→ SET EXERCISE:
Output the material exactly, but drop every image it holds.

— Begin —

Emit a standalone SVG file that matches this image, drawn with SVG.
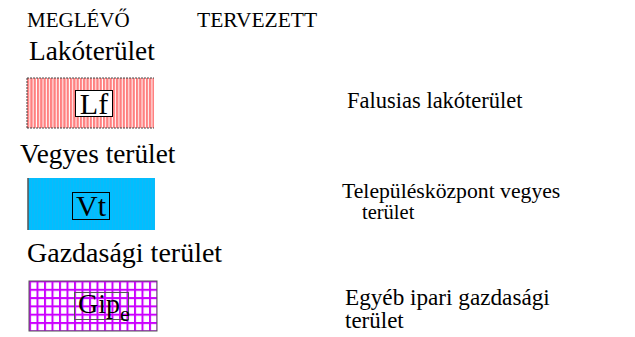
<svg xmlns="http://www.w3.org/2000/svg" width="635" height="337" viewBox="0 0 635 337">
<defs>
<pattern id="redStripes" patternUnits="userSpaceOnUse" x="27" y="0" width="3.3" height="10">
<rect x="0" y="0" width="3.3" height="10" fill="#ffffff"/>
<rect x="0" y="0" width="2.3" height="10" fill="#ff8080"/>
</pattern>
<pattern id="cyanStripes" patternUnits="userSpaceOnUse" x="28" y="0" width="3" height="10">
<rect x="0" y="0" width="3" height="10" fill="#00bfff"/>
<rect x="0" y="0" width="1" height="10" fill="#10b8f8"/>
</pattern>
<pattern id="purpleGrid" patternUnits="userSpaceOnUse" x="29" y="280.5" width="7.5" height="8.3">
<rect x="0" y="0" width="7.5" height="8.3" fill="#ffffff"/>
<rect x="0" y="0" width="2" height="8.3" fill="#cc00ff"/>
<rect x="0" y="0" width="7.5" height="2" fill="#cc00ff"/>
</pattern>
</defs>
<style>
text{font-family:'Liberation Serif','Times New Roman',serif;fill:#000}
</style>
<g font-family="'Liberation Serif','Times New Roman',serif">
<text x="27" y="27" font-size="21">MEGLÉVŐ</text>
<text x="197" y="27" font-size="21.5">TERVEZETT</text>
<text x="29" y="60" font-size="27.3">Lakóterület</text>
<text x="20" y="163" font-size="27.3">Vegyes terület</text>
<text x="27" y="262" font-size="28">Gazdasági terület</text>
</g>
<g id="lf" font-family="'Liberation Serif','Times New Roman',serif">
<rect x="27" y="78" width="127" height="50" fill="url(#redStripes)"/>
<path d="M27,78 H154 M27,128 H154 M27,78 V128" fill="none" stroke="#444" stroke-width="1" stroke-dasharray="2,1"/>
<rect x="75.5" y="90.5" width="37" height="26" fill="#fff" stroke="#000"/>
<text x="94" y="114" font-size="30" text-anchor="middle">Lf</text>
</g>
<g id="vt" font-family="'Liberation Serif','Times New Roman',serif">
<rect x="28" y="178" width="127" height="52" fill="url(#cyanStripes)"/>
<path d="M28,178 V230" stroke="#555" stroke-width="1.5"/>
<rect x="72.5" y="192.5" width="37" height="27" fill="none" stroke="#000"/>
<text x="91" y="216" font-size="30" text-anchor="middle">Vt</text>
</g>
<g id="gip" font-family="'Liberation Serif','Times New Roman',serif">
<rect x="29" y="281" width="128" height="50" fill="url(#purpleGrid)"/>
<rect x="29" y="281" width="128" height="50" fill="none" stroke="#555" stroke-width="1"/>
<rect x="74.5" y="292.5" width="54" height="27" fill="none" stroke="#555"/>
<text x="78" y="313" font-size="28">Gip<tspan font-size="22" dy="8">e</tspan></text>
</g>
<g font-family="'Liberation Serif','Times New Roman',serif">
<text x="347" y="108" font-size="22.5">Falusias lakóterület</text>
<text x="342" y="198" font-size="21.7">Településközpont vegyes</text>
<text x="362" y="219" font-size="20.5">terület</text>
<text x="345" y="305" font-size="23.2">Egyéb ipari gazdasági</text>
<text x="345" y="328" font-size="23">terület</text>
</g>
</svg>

— End —

→ COMPLETED TASK:
Emit a standalone SVG file that matches this image, drawn with SVG.
<svg xmlns="http://www.w3.org/2000/svg" width="635" height="337" viewBox="0 0 635 337">
<defs>
<pattern id="redStripes" patternUnits="userSpaceOnUse" x="27" y="0" width="3.3" height="10">
<rect x="0" y="0" width="3.3" height="10" fill="#ffffff"/>
<rect x="0" y="0" width="2.3" height="10" fill="#ff8080"/>
</pattern>
<pattern id="cyanStripes" patternUnits="userSpaceOnUse" x="28" y="0" width="3" height="10">
<rect x="0" y="0" width="3" height="10" fill="#00bfff"/>
<rect x="0" y="0" width="1" height="10" fill="#10b8f8"/>
</pattern>
<pattern id="purpleGrid" patternUnits="userSpaceOnUse" x="29" y="280.5" width="7.5" height="8.3">
<rect x="0" y="0" width="7.5" height="8.3" fill="#ffffff"/>
<rect x="0" y="0" width="2" height="8.3" fill="#cc00ff"/>
<rect x="0" y="0" width="7.5" height="2" fill="#cc00ff"/>
</pattern>
</defs>
<style>
text{font-family:'Liberation Serif','Times New Roman',serif;fill:#000}
</style>
<g font-family="'Liberation Serif','Times New Roman',serif">
<text x="27" y="27" font-size="21">MEGLÉVŐ</text>
<text x="197" y="27" font-size="21.5">TERVEZETT</text>
<text x="29" y="60" font-size="27.3">Lakóterület</text>
<text x="20" y="163" font-size="27.3">Vegyes terület</text>
<text x="27" y="262" font-size="28">Gazdasági terület</text>
</g>
<g id="lf" font-family="'Liberation Serif','Times New Roman',serif">
<rect x="27" y="78" width="127" height="50" fill="url(#redStripes)"/>
<path d="M27,78 H154 M27,128 H154 M27,78 V128" fill="none" stroke="#444" stroke-width="1" stroke-dasharray="2,1"/>
<rect x="75.5" y="90.5" width="37" height="26" fill="#fff" stroke="#000"/>
<text x="94" y="114" font-size="30" text-anchor="middle">Lf</text>
</g>
<g id="vt" font-family="'Liberation Serif','Times New Roman',serif">
<rect x="28" y="178" width="127" height="52" fill="url(#cyanStripes)"/>
<path d="M28,178 V230" stroke="#555" stroke-width="1.5"/>
<rect x="72.5" y="192.5" width="37" height="27" fill="none" stroke="#000"/>
<text x="91" y="216" font-size="30" text-anchor="middle">Vt</text>
</g>
<g id="gip" font-family="'Liberation Serif','Times New Roman',serif">
<rect x="29" y="281" width="128" height="50" fill="url(#purpleGrid)"/>
<rect x="29" y="281" width="128" height="50" fill="none" stroke="#555" stroke-width="1"/>
<rect x="74.5" y="292.5" width="54" height="27" fill="none" stroke="#555"/>
<text x="78" y="313" font-size="28">Gip<tspan font-size="22" dy="8">e</tspan></text>
</g>
<g font-family="'Liberation Serif','Times New Roman',serif">
<text x="347" y="108" font-size="22.5">Falusias lakóterület</text>
<text x="342" y="198" font-size="21.7">Településközpont vegyes</text>
<text x="362" y="219" font-size="20.5">terület</text>
<text x="345" y="305" font-size="23.2">Egyéb ipari gazdasági</text>
<text x="345" y="328" font-size="23">terület</text>
</g>
</svg>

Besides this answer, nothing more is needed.